The political indoctrination by the education system to foster ultra-nationalism based on the supremacy of the Thai race also does not help. It makes people believe that Thailand is a racially homogenous country of ethnic Thais, which is false. Meanwhile, the military is over-glorified as defender of the Thais. Any violence against "the other" is then justified.

(my italics)

 

This is why mainstream Buddhist Thai society cannot empathise with the suffering of the Malay Muslims in the deep South, even though nearly 5,000 people have been killed.

 

It is also why the systematic abuse of the highlanders and migrant workers has failed to stir public outrage against ethnic discrimination, thus allowing the wrongdoing to continue.

 

When we cannot feel the pain of the victims of ethnic violence close to home, how can we feel for people so far away in place and time?

 

Instead of blaming the Sacred Heart students and teachers, we should thank them for mirroring our society's deep militarism and lack of empathy.

 

If we do not like what we see, then we should do something to end the systematic brainwashing that fills us with heartlessness.

 

http://www.bangkokpost.com/opinion/opinion/258781/nazism-in-our-brainwashed-upbringing

 

But I'm still confused, would Thai students see Hitler and his Nazis as 'defiance of authority' figures, or as a strong 'conventional' leader, the sort Thais are brought up to look up to?

Guest fountainhall
Posted

The political indoctrination by the education system to foster ultra-nationalism based on the supremacy of the Thai race also does not help. It makes people believe that Thailand is a racially homogenous country of ethnic Thais, which is false.

I hadn't really thought about this before, but the more I consider it, the more I believe it applies to a whole host of other countries as well - not least China.

 

I also find it confusing, to the say the least, that Thai Buddhism "cannot empathise with the suffering of the Malay Muslims in the deep South." Does that mean that the teachings of Thai Buddhism are radically different to the peaceful Buddhist principles practiced in other countries? I always thought nationalist feelings and religious feelings are more or less separate in this country.

 

would Thai students see Hitler and his Nazis as 'defiance of authority' figures, or as a strong 'conventional' leader, the sort Thais are brought up to look up to?

I find the latter suggestion much too hard to believe. As has been said earlier, it's unlikely many Thai students will have received sufficient education to understand what Hitler did and what he stands for.

 

Perhaps it was just a prank that fell flat. If that is so, then the Ministry of Education needs to look far more closely at what it is - and what it is not - teaching Thai youngsters.

Posted
Perhaps it was just a prank that fell flat.
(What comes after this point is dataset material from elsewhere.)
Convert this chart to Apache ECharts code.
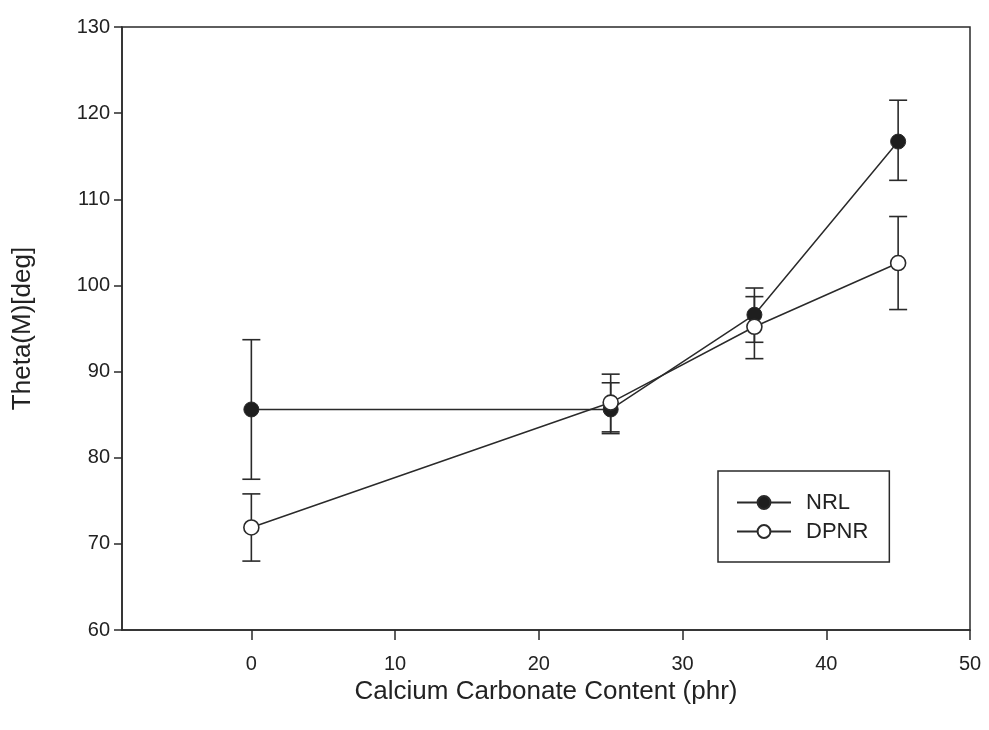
<!DOCTYPE html>
<html>
<head>
<meta charset="utf-8">
<script src="https://cdn.jsdelivr.net/npm/echarts@6/dist/echarts.min.js"></script>
<style>
html,body{margin:0;padding:0;background:#fff;}
#chart{width:989px;height:730px;}
</style>
</head>
<body>
<div id="chart"></div>
<script>
// Data
const xValues = [0, 25, 35, 45];
const nrlMean = [85.6, 85.6, 96.6, 116.7];
const nrlLow  = [77.5, 82.8, 93.4, 112.2];
const nrlHigh = [93.7, 88.7, 99.7, 121.5];
const dpnrMean = [71.9, 86.4, 95.2, 102.6];
const dpnrLow  = [68.0, 83.0, 91.5, 97.2];
const dpnrHigh = [75.8, 89.7, 98.7, 108.0];
const xTicks = [0, 10, 20, 30, 40, 50];
const yTicks = [60, 70, 80, 90, 100, 110, 120, 130];

const ink = '#2a2a2a';
const FONT = 'Liberation Sans, Arial, sans-serif';

function pairs(xs, ys){ return xs.map((x,i)=>[x, ys[i]]); }
function errData(xs, lo, hi){ return xs.map((x,i)=>[x, lo[i], hi[i]]); }

function errRender(params, api){
  const x = api.value(0);
  const lo = api.coord([x, api.value(1)]);
  const hi = api.coord([x, api.value(2)]);
  const cap = 9;
  const style = {stroke: ink, lineWidth: 1.6};
  return {
    type: 'group',
    children: [
      {type:'line', shape:{x1:lo[0], y1:lo[1], x2:hi[0], y2:hi[1]}, style: style},
      {type:'line', shape:{x1:lo[0]-cap, y1:lo[1], x2:lo[0]+cap, y2:lo[1]}, style: style},
      {type:'line', shape:{x1:hi[0]-cap, y1:hi[1], x2:hi[0]+cap, y2:hi[1]}, style: style}
    ]
  };
}

const chart = echarts.init(document.getElementById('chart'), null, {renderer:'canvas'});
chart.setOption({
  backgroundColor: '#fff',
  animation: false,
  textStyle: {fontFamily: FONT},
  grid: {left: 122, right: 19, top: 27, bottom: 100, show: true, borderColor: ink, borderWidth: 1.5, backgroundColor: 'transparent'},
  legend: {
    data: ['NRL', 'DPNR'],
    orient: 'vertical',
    left: 718, top: 471,
    padding: [20, 21, 19, 18],
    itemGap: 6,
    itemWidth: 54, itemHeight: 16,
    borderColor: ink, borderWidth: 1.5,
    backgroundColor: '#fff',
    textStyle: {fontFamily: FONT, fontSize: 22, color: '#222', padding: [0,0,0,10], lineHeight: 23}
  },
  xAxis: {
    type: 'value',
    min: -9, max: 50,
    splitLine: {show: false},
    axisLine: {show: true, onZero: false, lineStyle: {color: ink, width: 1.5}},
    axisTick: {show: true, inside: false, length: 10, customValues: xTicks, lineStyle: {color: ink, width: 1.5}},
    axisLabel: {customValues: xTicks, margin: 24, fontSize: 20, color: '#222', fontFamily: FONT},
    name: 'Calcium Carbonate Content (phr)',
    nameLocation: 'middle',
    nameGap: 47,
    nameTextStyle: {fontSize: 26, color: '#222', fontFamily: FONT}
  },
  yAxis: {
    type: 'value',
    min: 60, max: 130, interval: 10,
    splitLine: {show: false},
    axisLine: {show: true, onZero: false, lineStyle: {color: ink, width: 1.5}},
    axisTick: {show: true, inside: false, length: 8, customValues: yTicks, lineStyle: {color: ink, width: 1.5}},
    axisLabel: {customValues: yTicks, margin: 12, fontSize: 20, color: '#222', fontFamily: FONT},
    name: 'Theta(M)[deg]',
    nameLocation: 'middle',
    nameGap: 86,
    nameTextStyle: {fontSize: 26, color: '#222', fontFamily: FONT}
  },
  series: [
    {
      name: 'NRL err', type: 'custom', renderItem: errRender,
      data: errData(xValues, nrlLow, nrlHigh), encode: {x: 0, y: [1, 2]}, z: 1, silent: true
    },
    {
      name: 'DPNR err', type: 'custom', renderItem: errRender,
      data: errData(xValues, dpnrLow, dpnrHigh), encode: {x: 0, y: [1, 2]}, z: 1, silent: true
    },
    {
      name: 'NRL', type: 'line', data: pairs(xValues, nrlMean),
      symbol: 'circle', symbolSize: 15, z: 3,
      lineStyle: {color: ink, width: 1.5},
      itemStyle: {color: '#1e1e1e', borderColor: ink, borderWidth: 1}
    },
    {
      name: 'DPNR', type: 'line', data: pairs(xValues, dpnrMean),
      symbol: 'circle', symbolSize: 15, z: 4,
      lineStyle: {color: ink, width: 1.5},
      itemStyle: {color: '#ffffff', borderColor: ink, borderWidth: 1.6}
    }
  ]
});
</script>
</body>
</html>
That is presumably the official line too.

 

I would agree with your comment Fountainhall that you find it "much too hard to believe" that Hitler is seen by Thai students as representing a strong 'conventional' leader.

 

I would think that although there was a girl dressed up as Hitler, the 'fancy dress' sports day parade was more to do with everyone having the chance to dress up and show off their costumes. As Thaiworthy has already said:

 

When asked why the students dressed in such costumes, one remarked, "Fashion!" I think the mystique and glamour is the dress and regalia of the German regime throughout WW2 history.

 

So I would argue it was less about Hitler and much more the military aspect which I am prepared to believe struck a chord with those students (and the teachers too assuming they must have had an inkling of what was going to happen). As that piece in the BP said, the "military is over-glorified as defender of the Thais". That is unfortunate of course. Although citizens of any country want to think their military can protect them from their enemies in times of crisis, in Thailand the military's influence in daily life has been enormous. Apart from their obvious involvement in Thai affairs since 1932 right up to the present day, the army loom large in Thailand in other ways. For example the Preah Vihear temple stand-off with Cambodia. Even politicians love to dress up! How often do we see them in their lovely white uniforms?